Behind St. Andrew on our Icon is his Symbol, the Saltire Cross: still Scotland’s National Emblem. According to tradition, this form of the Cross was devised as a refinement of torture for Andrew’s cruel death. Like his Master, Andrew died in apparent failure, executed as a criminal, crucified in a splayed position that would have augmented both his torments, and his humiliation.
A golden halo, resplendent vestments, shining colours, and behind it a symbol of torture: this is the paradox of St. Andrew, and of the Christian life, as portrayed in our Icon. Now, we believe, this former fisherman sits on a throne of glory, exercising unceasing intercession for us in power, and also offering unceasing worship to the Holy Trinity, in endless praise and thanksgiving, in heavenly bliss. But the shadow of the Cross remains. For in our day too, Christians all over the world are being persecuted. In modern secularised Scotland the holy Name of Jesus Christ is almost entirely forbidden in any public discourse. It’s OK nowadays to be an atheist or a pagan or a Buddhist or a Muslim. It’s not OK to be a Christian. Or at least, if you must be a Christian, you are tolerated, but only in so far as you keep your religion to yourself, as a purely private and personal matter, always ready to capitulate when confronted by contrary demands of modern secularism. As for the remaining vestiges of Christian culture and civilisation, established here for over a thousand years: they are being continuously eroded, undermined, derided, replaced, blotted out.
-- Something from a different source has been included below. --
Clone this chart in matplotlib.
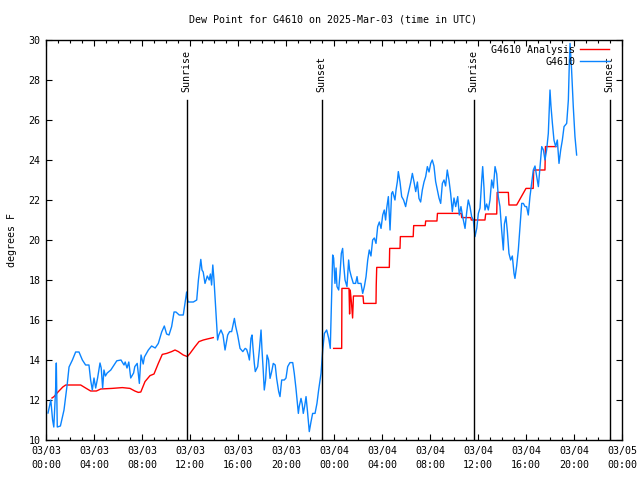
import numpy as np
import matplotlib
matplotlib.use('Agg')
import matplotlib.pyplot as plt

# hours since 2025-03-03 00:00 UTC
obs_t = [0.17, 0.4, 0.55, 0.65, 0.8, 0.86, 0.94, 1.2, 1.5, 1.78, 1.92, 2.2, 2.47, 2.75, 3.03, 3.3,
         3.58, 3.72, 3.86, 4.0, 4.14, 4.3, 4.5, 4.6, 4.72, 4.83, 4.95, 5.1, 5.4, 5.67, 5.9, 6.25,
         6.5, 6.6, 6.75, 6.9, 7.06, 7.3, 7.4, 7.6, 7.78, 7.92, 8.1, 8.2, 8.53, 8.8, 9.1, 9.36,
         9.64, 9.86, 10.05, 10.25, 10.47, 10.67, 10.83, 11.1, 11.44, 11.58, 11.72, 11.8, 11.86, 12.28,
         12.56, 12.7, 12.9, 13.0, 13.1, 13.25, 13.44, 13.6, 13.7, 13.8, 13.9, 14.0, 14.14, 14.3,
         14.4, 14.58, 14.75, 14.92, 15.14, 15.3, 15.47, 15.7, 15.8, 15.97, 16.17, 16.4, 16.6, 16.72,
         16.86, 16.95, 17.08, 17.17, 17.25, 17.36, 17.44, 17.64, 17.78, 17.92, 18.0, 18.1, 18.19, 18.3,
         18.42, 18.55, 18.67, 18.8, 18.94, 19.1, 19.22, 19.39, 19.5, 19.64, 19.86, 20.0, 20.14, 20.33,
         20.56, 20.69, 20.83, 20.92, 21.03, 21.1, 21.25, 21.35, 21.44, 21.55, 21.67, 21.78, 21.89, 21.94,
         22.08, 22.22, 22.42, 22.58, 22.72, 22.92, 23.06, 23.2, 23.39, 23.56, 23.69, 23.8, 23.89, 23.97,
         24.08, 24.17, 24.25, 24.39, 24.5, 24.61, 24.72, 24.8, 24.92, 25.08, 25.22, 25.3, 25.44, 25.61,
         25.8, 25.92, 26.0, 26.25, 26.39, 26.53, 26.67, 26.81, 26.94, 27.08, 27.22, 27.36, 27.5, 27.64,
         27.78, 27.92, 28.06, 28.19, 28.3, 28.39, 28.53, 28.67, 28.8, 28.89, 29.08, 29.17, 29.28, 29.36,
         29.5, 29.64, 29.8, 29.97, 30.1, 30.25, 30.4, 30.53, 30.67, 30.81, 30.95, 31.08, 31.22, 31.36,
         31.5, 31.64, 31.78, 31.92, 32.06, 32.19, 32.33, 32.47, 32.61, 32.75, 32.89, 33.03, 33.17, 33.3,
         33.44, 33.58, 33.72, 33.86, 34.0, 34.14, 34.31, 34.44, 34.58, 34.72, 34.92, 35.06, 35.19, 35.33,
         35.47, 35.61, 35.75, 35.9, 36.03, 36.17, 36.31, 36.39, 36.5, 36.58, 36.72, 36.86, 37.0, 37.14,
         37.28, 37.42, 37.56, 37.69, 37.83, 37.97, 38.11, 38.2, 38.33, 38.45, 38.58, 38.72, 38.86, 39.0,
         39.08, 39.22, 39.36, 39.5, 39.64, 39.78, 39.92, 40.05, 40.19, 40.33, 40.47, 40.61, 40.75, 40.89,
         41.03, 41.17, 41.31, 41.45, 41.58, 41.72, 41.86, 42.0, 42.08, 42.2, 42.33, 42.47, 42.61, 42.75,
         42.89, 43.03, 43.17, 43.39, 43.53, 43.61, 43.67, 43.8, 43.94, 44.08, 44.22]
obs_v = [11.35, 12.0, 11.0, 10.65, 12.5, 13.85, 10.65, 10.7, 11.5, 12.85, 13.65, 14.0, 14.4, 14.4, 14.0, 13.75,
         13.75, 13.0, 12.5, 13.1, 12.6, 13.1, 13.85, 13.6, 12.6, 13.5, 13.2, 13.35, 13.5, 13.75, 13.96, 14.0,
         13.75, 13.9, 13.6, 13.9, 13.1, 13.35, 13.67, 13.83, 12.83, 14.25, 13.8, 14.15, 14.5, 14.7, 14.6, 14.83,
         15.4, 15.7, 15.3, 15.25, 15.67, 16.4, 16.4, 16.25, 16.25, 16.83, 17.4, 17.0, 16.9, 16.9,
         17.0, 18.0, 19.03, 18.5, 18.4, 17.83, 18.2, 18.0, 18.3, 17.75, 18.75, 18.0, 16.6, 15.0,
         15.25, 15.5, 15.25, 14.5, 15.25, 15.42, 15.42, 16.08, 15.7, 15.25, 14.58, 14.42, 14.58, 14.53,
         14.25, 14.0, 15.08, 15.25, 14.6, 13.83, 13.42, 13.67, 14.5, 15.5, 14.5, 13.5, 12.5, 13.0,
         14.25, 14.0, 13.08, 13.4, 13.83, 13.75, 13.08, 12.42, 12.17, 13.0, 13.0, 13.1, 13.67, 13.87,
         13.87, 13.33, 12.58, 12.0, 11.33, 11.67, 12.08, 11.8, 11.33, 11.67, 12.17, 11.5, 10.75, 10.42,
         10.9, 11.33, 11.33, 11.83, 12.5, 13.33, 14.5, 15.33, 15.5, 15.08, 14.58, 17.17, 19.25, 19.1,
         17.83, 18.6, 17.67, 17.5, 18.3, 19.33, 19.58, 18.8, 18.0, 17.67, 19.0, 18.5, 18.17, 17.83,
         17.83, 18.17, 17.83, 17.83, 17.33, 17.67, 18.17, 19.0, 19.5, 19.2, 20.0, 20.1, 19.83, 20.67,
         20.9, 20.58, 21.25, 21.5, 21.0, 21.58, 22.17, 20.5, 22.33, 22.42, 22.0, 22.5, 22.92, 23.42,
         22.9, 22.17, 22.0, 21.67, 22.1, 22.5, 22.9, 23.33, 22.9, 22.42, 22.9, 22.08, 21.9, 22.5,
         22.9, 23.17, 23.67, 23.4, 23.83, 24.0, 23.7, 22.92, 22.5, 22.1, 21.83, 22.83, 23.0, 22.7,
         23.5, 23.0, 22.33, 21.42, 22.1, 21.67, 22.17, 21.25, 21.67, 21.17, 20.58, 21.4, 22.0, 21.67,
         21.17, 21.0, 20.17, 20.6, 21.33, 21.6, 23.0, 23.67, 22.6, 21.5, 21.8, 21.5, 22.0, 23.0,
         22.6, 23.67, 23.3, 22.17, 21.67, 20.5, 19.5, 20.8, 21.17, 20.4, 19.33, 19.0, 19.2, 18.33,
         18.08, 18.7, 19.5, 20.67, 21.83, 21.83, 21.67, 21.67, 21.25, 22.17, 22.83, 23.5, 23.7, 23.17,
         22.67, 23.7, 24.67, 24.5, 24.0, 24.5, 25.33, 27.5, 26.7, 25.83, 25.0, 24.67, 25.0, 23.83,
         24.5, 25.0, 25.67, 25.83, 27.0, 28.83, 29.83, 28.5, 26.67, 25.17, 24.25]

# analysis, nan marks the gap
ana_t = [0.5, 0.67, 1.0, 1.4, 1.64, 2.89, 3.3, 3.72, 4.2, 4.56, 5.5, 6.36, 7.0, 7.4, 7.69, 7.9,
         8.25, 8.67, 9.0, 9.36, 9.69, 10.06, 10.47, 10.75, 11.03, 11.44, 11.78, 12.0, 12.42, 12.75,
         13.11, 13.44, 13.94, 18.0,
         23.97, 24.64, 24.66, 25.25, 25.3, 25.35, 25.45, 25.55, 25.62, 26.42, 26.47, 27.5, 27.52,
         27.56, 28.61, 28.64, 29.5, 29.53, 30.6, 30.64, 31.6, 31.64, 32.58, 32.62, 34.6, 34.64,
         35.4, 35.44, 36.58, 36.64, 37.56, 37.6, 38.53, 38.58, 39.22, 40.0, 40.6, 40.64, 41.58,
         41.62, 42.5]
ana_v = [12.1, 12.17, 12.4, 12.65, 12.75, 12.75, 12.6, 12.45, 12.45, 12.55, 12.58, 12.62, 12.58, 12.45, 12.38, 12.4,
         12.92, 13.22, 13.3, 13.83, 14.28, 14.33, 14.42, 14.5, 14.42, 14.25, 14.17, 14.33, 14.67, 14.92,
         15.0, 15.05, 15.12, np.nan,
         14.58, 14.58, 17.58, 17.58, 16.3, 17.5, 16.9, 16.1, 17.2, 17.2, 16.83, 16.83, 17.75,
         18.63, 18.63, 19.58, 19.58, 20.17, 20.17, 20.72, 20.72, 20.95, 20.95, 21.33, 21.33, 21.12,
         21.12, 21.0, 21.0, 21.3, 21.3, 22.38, 22.38, 21.75, 21.75, 22.58, 22.58, 23.5, 23.5,
         24.67, 24.67]

sun_t = [11.75, 23.0, 35.67, 47.0]
sun_lbl = ['Sunrise', 'Sunset', 'Sunrise', 'Sunset']

xticks = list(range(0, 49, 4))
xlabels = ['03/03\n00:00', '03/03\n04:00', '03/03\n08:00', '03/03\n12:00', '03/03\n16:00', '03/03\n20:00',
           '03/04\n00:00', '03/04\n04:00', '03/04\n08:00', '03/04\n12:00', '03/04\n16:00', '03/04\n20:00',
           '03/05\n00:00']

plt.rcParams['font.family'] = 'DejaVu Sans Mono'
plt.rcParams['font.size'] = 7.2

fig = plt.figure(figsize=(6.4, 4.8), dpi=100)
ax = fig.add_axes([46/640, 40/480, 576/640, 400/480])

ax.plot(ana_t, ana_v, color='#ff0000', lw=1.0, label='G4610 Analysis')
ax.plot(obs_t, obs_v, color='#0a84ff', lw=1.0, label='G4610')

for t, s in zip(sun_t, sun_lbl):
    ax.plot([t, t], [10, 27], color='black', lw=1.0)
    ax.text(t - 0.05, 27.4, s, rotation=90, ha='center', va='bottom')

ax.set_xlim(0, 48)
ax.set_ylim(10, 30)
ax.set_xticks(xticks)
ax.set_xticklabels(xlabels, linespacing=1.6)
ax.set_xticks(range(0, 49), minor=True)
ax.set_yticks(range(10, 31, 2))
ax.tick_params(which='major', direction='in', length=4.5, width=0.8, top=True, right=True, pad=4)
ax.tick_params(which='minor', direction='in', length=2.5, width=0.8, top=True, right=False)
for sp in ax.spines.values():
    sp.set_linewidth(1.0)

ax.set_ylabel('degrees F')
ax.yaxis.set_label_coords(-0.051, 0.5)
fig.text(333/640, 1 - 19/480, 'Dew Point for G4610 on 2025-Mar-03 (time in UTC)', ha='center', va='center')

ax.legend(loc='upper right', bbox_to_anchor=(0.981, 0.993), frameon=False, markerfirst=False,
          handlelength=2.9, borderaxespad=0, labelspacing=0.2, handletextpad=0.5, borderpad=0.2)

fig.savefig('out.png', dpi=100)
It’s as if the dark shadow of Mordor, once defeated, has risen again in our land, and is now reaching ever further out, ever gaining in power, ever winning new allies, ever striving to separate us from Christ, to enslave us to itself, and to drag this country back down into the darkness of unbelief.
We, who are Christians, have no cause to be surprised by this, nor even unduly dismayed. During this last week of the Year the liturgy has been offering us dire warnings about the end times, through the Books of Daniel and the Apocalypse, and in the eschatological discourses of Jesus Himself. We Christians know how to look through defeat, failure, humiliation, loss, calamity, even death itself, simply because our gaze is always fixed on Jesus, who died, and rose again, and will come at the end of time, very soon, in glory.
In the meantime, though, it’s our duty to labour on to keep the light of faith alive, and to spread it by whatever means we can. In so far as is possible, we have to counteract bad ideas, unhealthy customs, unjust laws, lying propaganda. Above all we must do all we can, in season and out of season, to proclaim Jesus Christ. He is our light and our hope. Ultimately we have no other.
In today’s Gospel, Jesus saw Andrew with his brother casting his net into the lake. He did so for the destruction of any fish he might catch. Henceforth, though, he was to cast his net into the world for the salvation and eternal good of every soul he could catch. We pray that we all may be among those caught in the Apostle’s net. Unfortunately, as we look out at the waters of our society, they seem to be so troubled, so polluted, so tangled up with detritus that successful fishing nowadays becomes very difficult, and its labour fraught with disappointment. We also see Apostolic nets severely torn through infidelity, bad example, cowardice, compromise with the world, and failure adequately to preach Christ, and the power of his Cross. So we pray too, today, that these nets might be repaired, and be filled with new fish, for God’s glory, and the salvation of many souls.